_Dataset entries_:
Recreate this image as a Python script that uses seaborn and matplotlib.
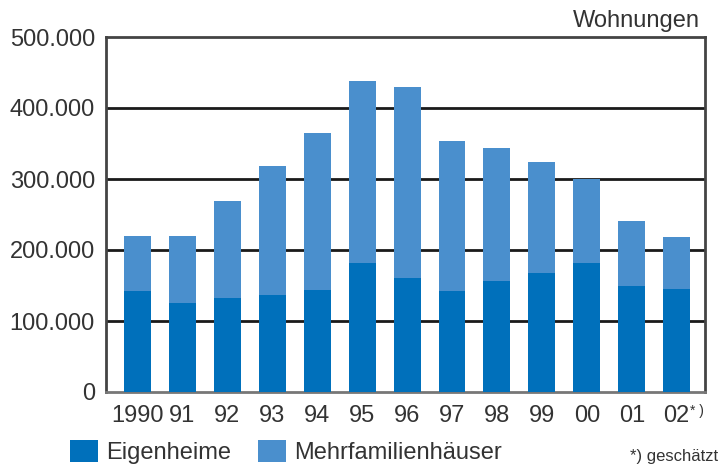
import matplotlib
matplotlib.use("Agg")
import matplotlib.pyplot as plt
from matplotlib.patches import Patch
import seaborn as sns
import pandas as pd

# Fertiggestellte Wohnungen
jahre = ["1990", "91", "92", "93", "94", "95", "96", "97", "98", "99", "00", "01", "02"]
eigenheime = [142000, 125000, 132000, 137000, 144000, 182000, 161000, 142000, 156000, 168000, 182000, 149000, 145000]
mehrfamilien = [78000, 95000, 137000, 181000, 221000, 256000, 269000, 212000, 188000, 156000, 118000, 92000, 73000]
y_ticks = [0, 100000, 200000, 300000, 400000, 500000]

dunkel = "#0070bb"
hell = "#4a8fcd"
text_col = "#333333"

df = pd.DataFrame({"jahr": jahre, "eigen": eigenheime, "mehr": mehrfamilien})
df["gesamt"] = df["eigen"] + df["mehr"]

sns.set_style("white")
plt.rcParams["font.family"] = ["Liberation Sans", "DejaVu Sans"]
plt.rcParams["text.color"] = text_col

fig = plt.figure(figsize=(7.19, 4.66), dpi=100)
ax = fig.add_axes([106 / 719, 74 / 466, 599 / 719, 355 / 466])

sns.barplot(data=df, x="jahr", y="gesamt", color=hell, saturation=1, width=0.6,
            errorbar=None, ax=ax, zorder=3, linewidth=0)
sns.barplot(data=df, x="jahr", y="eigen", color=dunkel, saturation=1, width=0.6,
            errorbar=None, ax=ax, zorder=3, linewidth=0)

ax.set_ylim(0, 500000)
ax.set_xlim(-0.70, 12.63)
ax.set_yticks(y_ticks)
ax.set_yticklabels([f"{v:,.0f}".replace(",", ".") for v in y_ticks])
ax.set_xlabel("")
ax.set_ylabel("")
ax.tick_params(axis="both", length=0, labelsize=17, labelcolor=text_col)
ax.tick_params(axis="y", pad=8)
ax.tick_params(axis="x", pad=9)

# Gitterlinien hinter den Balken
for v in y_ticks[1:-1]:
    ax.axhline(v, color="#1a1a1a", lw=2, zorder=1)
for s in ["top", "left", "right"]:
    ax.spines[s].set_color("#444444")
    ax.spines[s].set_linewidth(2)
ax.spines["bottom"].set_color("#777777")
ax.spines["bottom"].set_linewidth(2)

# Fussnotenzeichen am letzten Jahr
ax.annotate("* )", xy=(12, 0), xycoords=("data", "axes fraction"),
            xytext=(9.5, -9), textcoords="offset points", fontsize=10,
            color=text_col, ha="left", va="top")

fig.text(700 / 719, 1 - 27 / 466, "Wohnungen", ha="right", va="baseline",
         fontsize=17, color=text_col)
fig.text(718 / 719, 1 - 461 / 466, "*) geschätzt", ha="right", va="baseline",
         fontsize=12, color=text_col)

handles = [Patch(facecolor=dunkel, edgecolor="none"), Patch(facecolor=hell, edgecolor="none")]
fig.legend(handles, ["Eigenheime", "Mehrfamilienhäuser"], loc="lower left",
           bbox_to_anchor=(70 / 719, 2 / 466), ncol=2, frameon=False, fontsize=17,
           handlelength=1.2, handleheight=1.05, handletextpad=0.35,
           columnspacing=1.1, borderpad=0, borderaxespad=0)

fig.savefig("out.png", dpi=100)
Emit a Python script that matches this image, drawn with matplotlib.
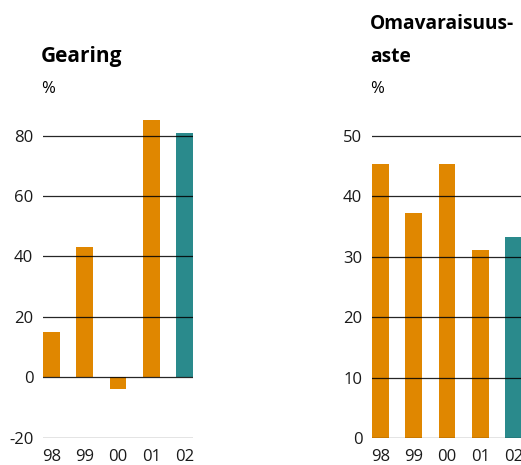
"""
Two small bar panels: Gearing and Omavaraisuusaste, 1998-2002.
"""

import matplotlib
matplotlib.use("Agg")
import matplotlib.pyplot as plt


YEARS = ["98", "99", "00", "01", "02"]
GEARING = [15, 43, -3.8, 85, 80.8]
EQUITY_RATIO = [45.3, 37.2, 45.3, 31.1, 33.3]

GEARING_TICKS = [-20, 0, 20, 40, 60, 80]
EQUITY_TICKS = [0, 10, 20, 30, 40, 50]

ORANGE = "#e08700"
TEAL = "#2a8a8c"
BAR_COLORS = [ORANGE, ORANGE, ORANGE, ORANGE, TEAL]

W, H = 521, 465

plt.rcParams["font.family"] = ["Open Sans", "DejaVu Sans"]


def style_axis(ax, ticks, ylim):
    """
    Bars with black grid lines on top, no spines, no tick marks.
    """
    ax.set_ylim(*ylim)
    ax.set_xlim(-0.26, 4.26)
    ax.set_yticks(ticks)
    ax.set_yticklabels([str(t) for t in ticks])
    ax.set_xticks(range(len(YEARS)))
    ax.set_xticklabels(YEARS)
    ax.tick_params(length=0, labelsize=12, colors="#1a1a1a")
    ax.tick_params(axis="y", pad=7)
    ax.tick_params(axis="x", pad=8)
    ax.set_axisbelow(False)
    ax.yaxis.grid(True, color="black", linewidth=0.9, alpha=0.85)
    for spine in ax.spines.values():
        spine.set_visible(False)


fig = plt.figure(figsize=(W / 100, H / 100), dpi=100)

# left panel
ax1 = fig.add_axes([43 / W, 1 - 437.7 / H, 150 / W, (437.7 - 103.2) / H])
ax1.bar(range(len(YEARS)), GEARING, width=0.51, color=BAR_COLORS)
style_axis(ax1, GEARING_TICKS, (-20, 90.7))

# right panel
ax2 = fig.add_axes([372 / W, 1 - 438.3 / H, 150 / W, (438.3 - 105.5) / H])
ax2.bar(range(len(YEARS)), EQUITY_RATIO, width=0.51, color=BAR_COLORS)
style_axis(ax2, EQUITY_TICKS, (0, 55))

fig.text(41 / W, 1 - 62 / H, "Gearing", fontsize=15, fontweight="bold", va="baseline")
fig.text(41 / W, 1 - 93 / H, "%", fontsize=12, va="baseline")

fig.text(370 / W, 1 - 29.3 / H, "Omavaraisuus-", fontsize=13.8, fontweight="bold", va="baseline")
fig.text(370 / W, 1 - 61.7 / H, "aste", fontsize=13.8, fontweight="bold", va="baseline")
fig.text(370 / W, 1 - 93 / H, "%", fontsize=12, va="baseline")

fig.savefig("out.png", dpi=100)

_Problem requirements_:
Leave out any pictures, please, and quote only the lines from the top of the data through the line that contains "ax = fig.add_axes([106".

_Exercise result_:
Recreate this image as a Python script that uses seaborn and matplotlib.
import matplotlib
matplotlib.use("Agg")
import matplotlib.pyplot as plt
from matplotlib.patches import Patch
import seaborn as sns
import pandas as pd

# Fertiggestellte Wohnungen
jahre = ["1990", "91", "92", "93", "94", "95", "96", "97", "98", "99", "00", "01", "02"]
eigenheime = [142000, 125000, 132000, 137000, 144000, 182000, 161000, 142000, 156000, 168000, 182000, 149000, 145000]
mehrfamilien = [78000, 95000, 137000, 181000, 221000, 256000, 269000, 212000, 188000, 156000, 118000, 92000, 73000]
y_ticks = [0, 100000, 200000, 300000, 400000, 500000]

dunkel = "#0070bb"
hell = "#4a8fcd"
text_col = "#333333"

df = pd.DataFrame({"jahr": jahre, "eigen": eigenheime, "mehr": mehrfamilien})
df["gesamt"] = df["eigen"] + df["mehr"]

sns.set_style("white")
plt.rcParams["font.family"] = ["Liberation Sans", "DejaVu Sans"]
plt.rcParams["text.color"] = text_col

fig = plt.figure(figsize=(7.19, 4.66), dpi=100)
ax = fig.add_axes([106 / 719, 74 / 466, 599 / 719, 355 / 466])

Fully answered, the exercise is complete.